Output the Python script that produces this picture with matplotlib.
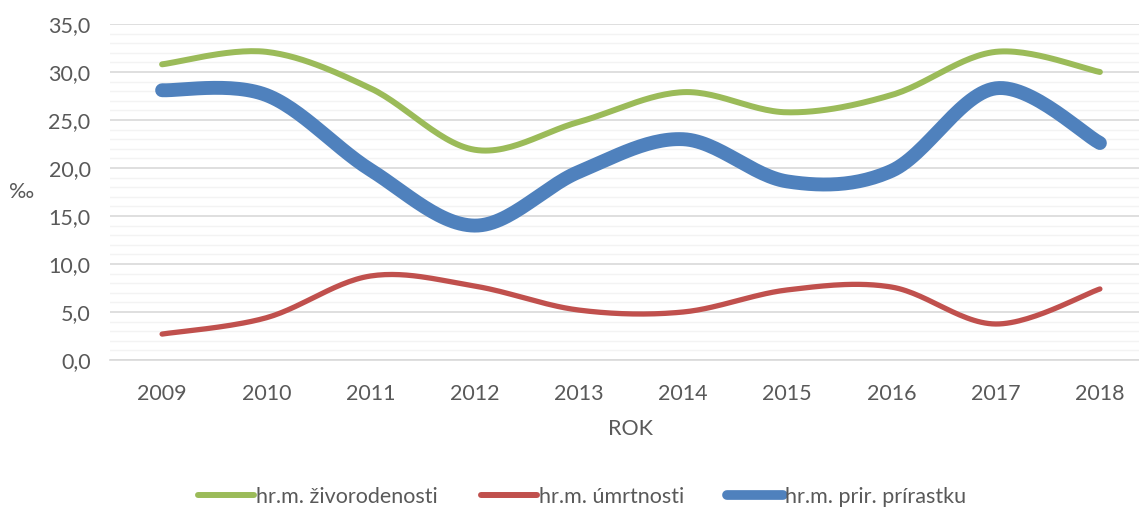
import numpy as np
import matplotlib.pyplot as plt
from matplotlib.ticker import MultipleLocator, FuncFormatter

# údaje
roky = ['2009', '2010', '2011', '2012', '2013', '2014', '2015', '2016', '2017', '2018']
zivorodenost = [30.8, 32.1, 28.3, 21.9, 24.8, 27.9, 25.8, 27.6, 32.1, 30.0]
umrtnost = [2.7, 4.4, 8.75, 7.7, 5.2, 5.0, 7.3, 7.6, 3.75, 7.4]
prirastok = [28.1, 27.6, 19.8, 14.0, 19.6, 23.0, 18.6, 19.7, 28.3, 22.6]

nazvy = ['hr.m. živorodenosti', 'hr.m. úmrtnosti', 'hr.m. prir. prírastku']
farby = ['#9BBB59', '#C0504D', '#4F81BD']
hrubky = [4.3, 3.8, 10.0]

plt.rcParams['font.family'] = ['Lato', 'DejaVu Sans']
sivá = '#595959'
velkost = 15.5


def vyhladit(x, y, n=30):
    # Bezierove krivky ako pri vyhladenej ciare v Exceli
    x = np.asarray(x, float)
    y = np.asarray(y, float)
    bx, by = [], []
    for i in range(len(x) - 1):
        i0 = max(i - 1, 0)
        i3 = min(i + 2, len(x) - 1)
        p0 = np.array([x[i], y[i]])
        p3 = np.array([x[i + 1], y[i + 1]])
        p1 = p0 + (p3 - np.array([x[i0], y[i0]])) / 6
        p2 = p3 - (np.array([x[i3], y[i3]]) - p0) / 6
        t = np.linspace(0, 1, n)[:, None]
        b = (1 - t) ** 3 * p0 + 3 * (1 - t) ** 2 * t * p1 + 3 * (1 - t) * t ** 2 * p2 + t ** 3 * p3
        bx.extend(b[:, 0])
        by.extend(b[:, 1])
    return bx, by


fig = plt.figure(figsize=(11.39, 5.08), dpi=100)
ax = fig.add_axes([110 / 1139, 1 - 360 / 508, 1042 / 1139, 336 / 508])

x = np.arange(len(roky))
for data, nazov, farba, hr in zip([zivorodenost, umrtnost, prirastok], nazvy, farby, hrubky):
    sx, sy = vyhladit(x, data)
    ax.plot(sx, sy, color=farba, lw=hr, solid_capstyle='round', label=nazov, zorder=3)

ax.set_xlim(-0.5, len(roky) - 0.5)
ax.set_ylim(0, 35)
ax.set_xticks(x)
ax.set_xticklabels(roky)
ax.yaxis.set_major_locator(MultipleLocator(5))
ax.yaxis.set_minor_locator(MultipleLocator(1))
ax.yaxis.set_major_formatter(FuncFormatter(lambda v, p: f'{v:.1f}'.replace('.', ',')))
ax.grid(axis='y', which='major', color='#d9d9d9', lw=1.2)
ax.grid(axis='y', which='minor', color='#f3f3f3', lw=1.0)
ax.set_axisbelow(True)
for s in ['top', 'right', 'left']:
    ax.spines[s].set_visible(False)
ax.spines['bottom'].set_color('#d9d9d9')
ax.spines['bottom'].set_linewidth(1.2)
ax.tick_params(axis='both', which='both', length=0, labelsize=velkost, labelcolor=sivá)
ax.tick_params(axis='x', pad=17)
ax.tick_params(axis='y', pad=14)

ax.set_xlabel('ROK', fontsize=velkost, color=sivá, labelpad=11)
fig.text(22 / 1139, 1 - 192 / 508, '‰', fontsize=velkost, color=sivá, ha='center', va='center')

leg = fig.legend(loc='center', bbox_to_anchor=(582 / 1139, 1 - 497 / 508), ncol=3, frameon=False,
                 fontsize=velkost, handlelength=2.6, handletextpad=0.1, columnspacing=2.0)
for t in leg.get_texts():
    t.set_color(sivá)
for h, hr in zip(leg.get_lines(), [4.3, 4.3, 7.0]):
    h.set_linewidth(hr)

fig.savefig('out.png', dpi=100)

» **Given request**
Reproduce the material above from its first line through the line containing "from matplotlib.ticker import", both ends included, and skip every picture.

» **Correct answer**
Output the Python script that produces this picture with matplotlib.
import numpy as np
import matplotlib.pyplot as plt
from matplotlib.ticker import MultipleLocator, FuncFormatter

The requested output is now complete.